Sunday, August 18, 2013

Kujitegemea (Depending on One’s Self): Igoda Children’s Village Update

We have been overwhelmed by a reoccurring theme to start the month of August here in Mufindi.
Igoda Children's Village August 2013

Already this year we have felt that a tide is turning in terms of dealing with the HIV pandemic in this community. The area has risen out of the crisis management period, and has begun a recovery phase. For example, families have come to Igoda Children’s Village over the past few months to welcome their children back to their homes in the village, as they have built their lives up out of poverty, and can care for their children once more. The Igoda Children’s Village was opened on July 7th, 2007 with the goal in mind to take in the children most in need of basic care, who would be using the center as a last resort for shelter and food. Two of the four children that arrived that day were Remijio and Moses.
Moses (middle right) arrived at the Igoda Children's Village on July 7th, 2007
along with Willi (bottom right), Issa (bottom left) and Remijio (top left)
They are now 19, and 17 years old respectively, and at the start of August this year, they both moved back to their families in Igoda village. They are going back to a home situation that is dramatically better developed than from when they joined the Children’s Village, but they will also help with home responsibilities as they go through their secondary schooling. They will both be working on the weekends through the NGO to pay for their secondary school fees, and school needs. They both have been helping with the weekly community outreach visits the children from the Igoda Children’s Village have been making to help the elderly and other vulnerable groups in the area. They will continue to join the weekend groups on these visits to continue to give back to their community.

Matrilda is heading home to live with
 her mother after living the past
 three years at Igoda Children's Village
Matrilda, 16, also returned home this week to join her Mother who is planning on building a new house near Matrilda’s Secondary school so she can be close to school. Matrilda will also be joining the groups going into the villages for community outreach, and she too will be working with the NGO on weekends to put herself through school. She came to the Children’s Village from a difficult home situation, but has gone through a transformation at the Children’s Village. Matrilda’s Mother is now ready to welcome her child home again, and even though she is now a single Mother, she has built a strong relationship with the NGO, and the partnership will continue with Matrilda’s best interests considered. Matrilda has done very well in school this year, and wants to continue her secondary schooling, and is excited to help her Mother start a new home for themselves in the process.

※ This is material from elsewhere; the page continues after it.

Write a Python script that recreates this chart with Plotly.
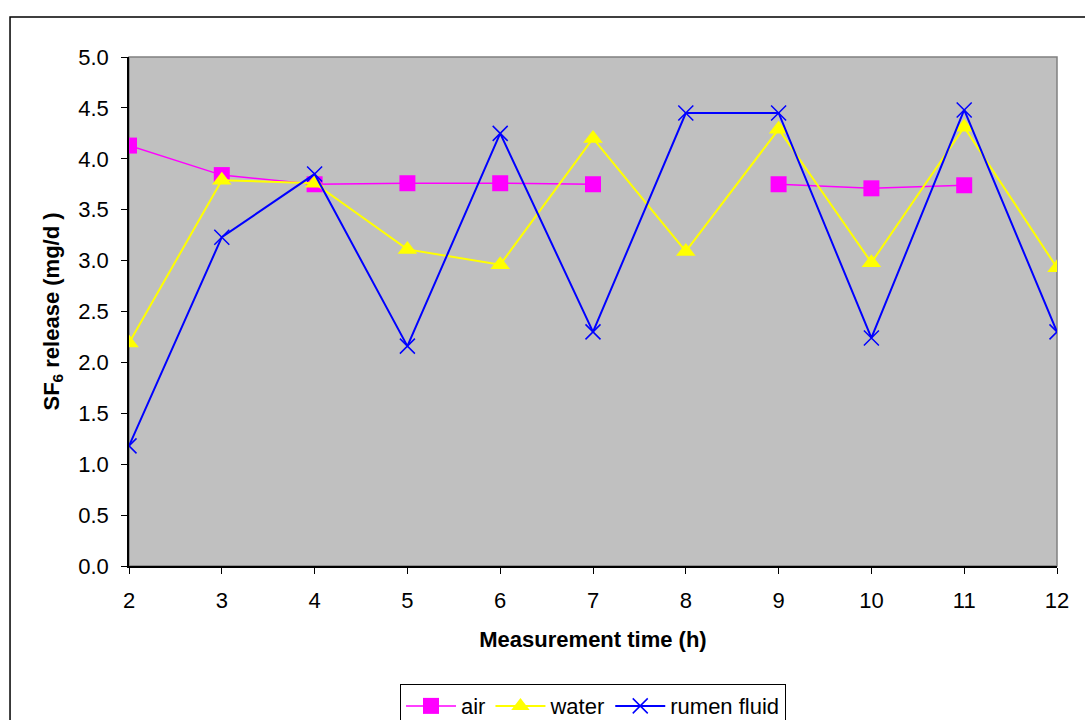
import plotly.graph_objects as go

hours = [2, 3, 4, 5, 6, 7, 8, 9, 10, 11, 12]
air = [4.13, 3.84, 3.75, 3.76, 3.76, 3.75, None, 3.75, 3.71, 3.74, None]
water = [2.19, 3.79, 3.76, 3.11, 2.96, 4.20, 3.09, 4.29, 2.98, 4.31, 2.93]
rumen = [1.18, 3.23, 3.85, 2.16, 4.25, 2.30, 4.45, 4.45, 2.24, 4.48, 2.30]
y_ticks = [0, 0.5, 1, 1.5, 2, 2.5, 3, 3.5, 4, 4.5, 5]

fig = go.Figure()
fig.add_trace(go.Scatter(x=hours, y=air, name="air", mode="lines+markers",
                         connectgaps=False,
                         line=dict(color="#FF00FF", width=1.5),
                         marker=dict(symbol="square", size=16, color="#FF00FF")))
fig.add_trace(go.Scatter(x=hours, y=water, name="water", mode="lines+markers",
                         line=dict(color="#FFFF00", width=2),
                         marker=dict(symbol="triangle-up", size=17, color="#FFFF00")))
fig.add_trace(go.Scatter(x=hours, y=rumen, name="rumen fluid", mode="lines+markers",
                         line=dict(color="#0000FF", width=2),
                         marker=dict(symbol="x-thin", size=15, color="#0000FF",
                                     line=dict(color="#0000FF", width=1.5))))

font = dict(family="Liberation Sans, Arial", size=22, color="black")
tfont = dict(family="Liberation Sans, Arial", size=22, color="black")

fig.update_layout(
    width=1085, height=720,
    margin=dict(l=129, r=28, t=57, b=154, autoexpand=False),
    paper_bgcolor="white",
    plot_bgcolor="#C0C0C0",
    font=font,
    showlegend=True,
    legend=dict(orientation="h", x=0.5, xanchor="center", y=-0.232, yanchor="top",
                bordercolor="black", borderwidth=1, bgcolor="white",
                font=font, itemwidth=50),
    xaxis=dict(range=[2, 12], tickvals=hours, ticktext=[str(h) for h in hours],
               showgrid=False, zeroline=False, showline=True, linecolor="black",
               linewidth=1.5, ticks="outside", ticklen=6, tickcolor="black",
               tickfont=font, ticklabelstandoff=8, automargin=False,
               title=dict(text="<b>Measurement time (h)</b>", font=tfont, standoff=19)),
    yaxis=dict(range=[0, 5], tickvals=y_ticks, ticktext=[f"{v:.1f}" for v in y_ticks],
               showgrid=False, zeroline=False, showline=True, linecolor="black",
               linewidth=1.5, ticks="outside", ticklen=6, tickcolor="black",
               tickfont=font, ticklabelstandoff=8, automargin=False,
               title=dict(text="<b>SF<sub>6</sub> release (mg/d )</b>", font=tfont, standoff=13)),
    shapes=[
        dict(type="rect", xref="paper", yref="paper", x0=0, x1=1, y0=0, y1=1,
             line=dict(color="#808080", width=1.5), layer="below"),
        dict(type="rect", xref="paper", yref="paper", x0=-0.1282, x1=1.1, y0=-0.4, y1=1.0786,
             line=dict(color="black", width=1.5), layer="below"),
    ],
)

fig.write_html("out.html")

Over the past 5 or 6 years, the need from the community has changed in light of the diminishing effects the HIV pandemic has had on the area. The great progress the NGO has made in terms of access to HIV treatment, and awareness education has brought down stigma, and has no doubt played a huge part in the positive development of the community as a whole. The Igoda Children’s Village has evolved with these changes, as initially it was a last resort shelter for children with nowhere else to go, and no family to care for them, but is now seen as a more comprehensive community resource. The community slowly has had less of a pressing need for a fully-assisted comprehensive care for its most vulnerable children. As this need evolves with the ability of the community to care for its children, a bevy of great services have been provided to the community by the Children’s Village, including a kindergarten, and soon a nursery school and health clinic. The total number of children at Igoda Children’s Village is now 71, down from 80 at the start of this year. The community is growing more and more able to care for all of its children in the village, which we see as a huge sign of progress during this recovery phase for the families of Mufindi.